One of the first maps to show the outline of South America
By VADIANUS, Joachim, 1534
Typus Cosmographicus Universalis
- Author: VADIANUS, Joachim
- Publication place: Zurich
- Publisher: Christoph Froschauer
- Publication date: 1534.
- Physical description: Woodcut map.
- Dimensions: 287 by 406mm. (11.25 by 16 inches).
- Inventory reference: 12904
Joachim Vadianus (born Joachim van Watte) (1484–1551) was a Swiss humanist. He was the city physician and mayor of St Gallen, and oversaw the town’s conversion to Protestantism during the Reformation. His 1534 atlas, in which this map was originally published, ‘Epitome trium terrae partium’, was his best known work. He also wrote a commentary for Pomponius Mela’s ‘De Situ Orbis’.
The map is among the earliest to use the name ‘America’, first used in Martin Waldseemuller’s 1507 world map. It also shows an ocean to the west of the New World, suggesting a water barrier between Asia and America. North America is unrecognisable as a thin country labelled ‘Terra de Cuba’, whereas South America has a more recognisable outline. The two landmasses are separated by a small fictional passage. The representation of the New World is modelled after the Munster-Holbein world map published in 1532, but leaves out the islands of the Caribbean.

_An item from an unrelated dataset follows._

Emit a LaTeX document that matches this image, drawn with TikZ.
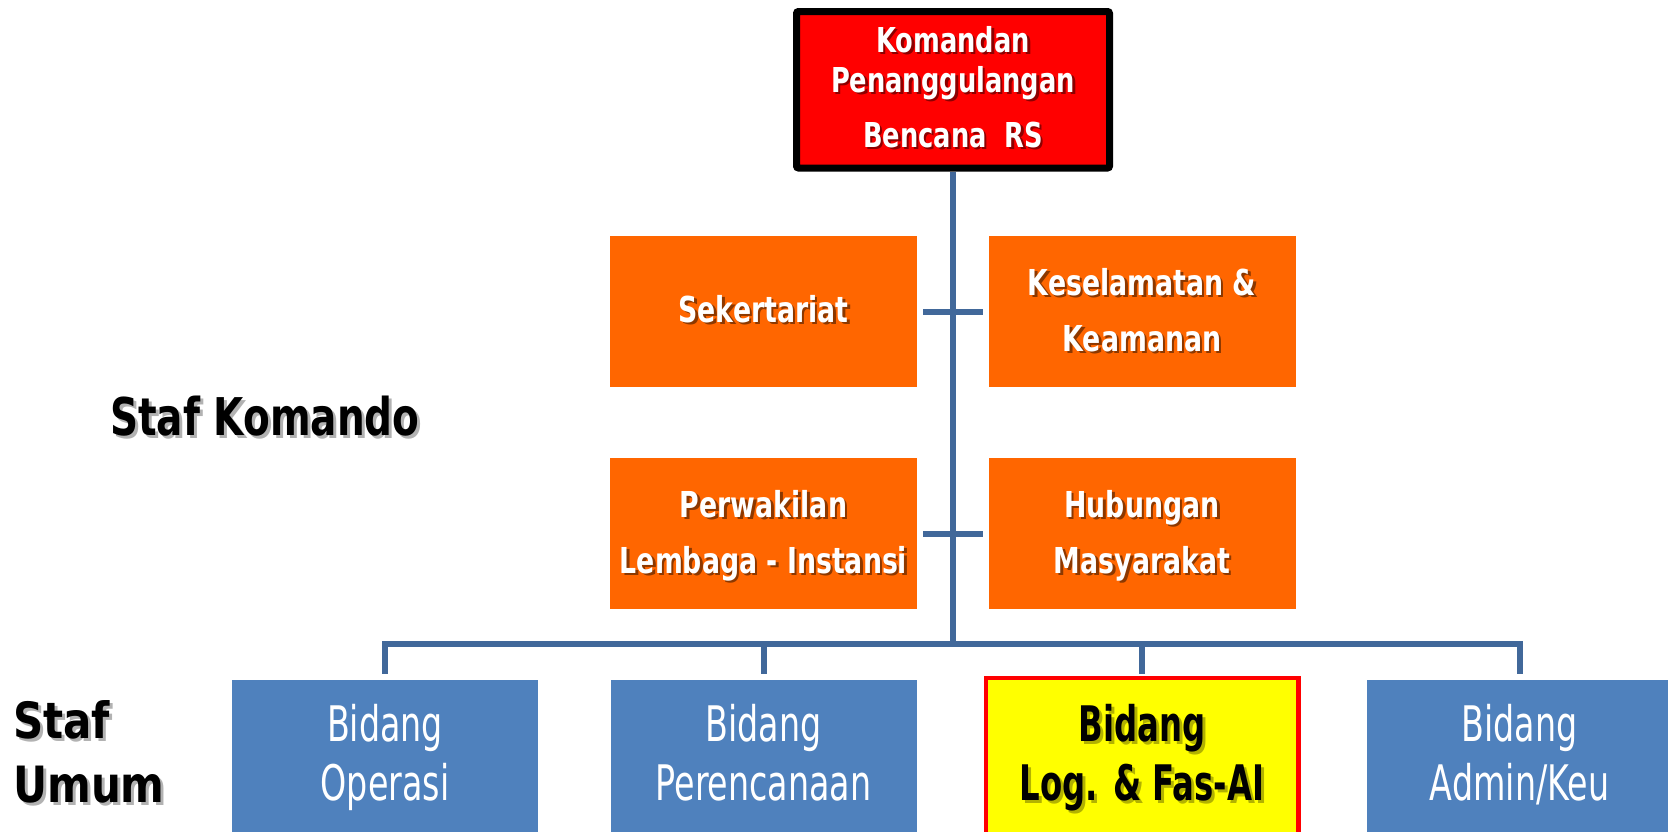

Asia, Africa and Europe are accurately represented, save for the extension of northern Europe to the north pole and the extension of eastern Asia as a peninsula rather than a group of islands. Vadianus departs from the Ptolemaic projection of India and Sri Lanka to make the subcontinent narrower, and more accurate.
- Sabin 98279
- Sabin, J. (1962). A Dictionary of books relating to America. Amsterdam: Israel.
- Shirley 70.
- Shirley, Rodney. (1987). The mapping of the world. London: Holland Press.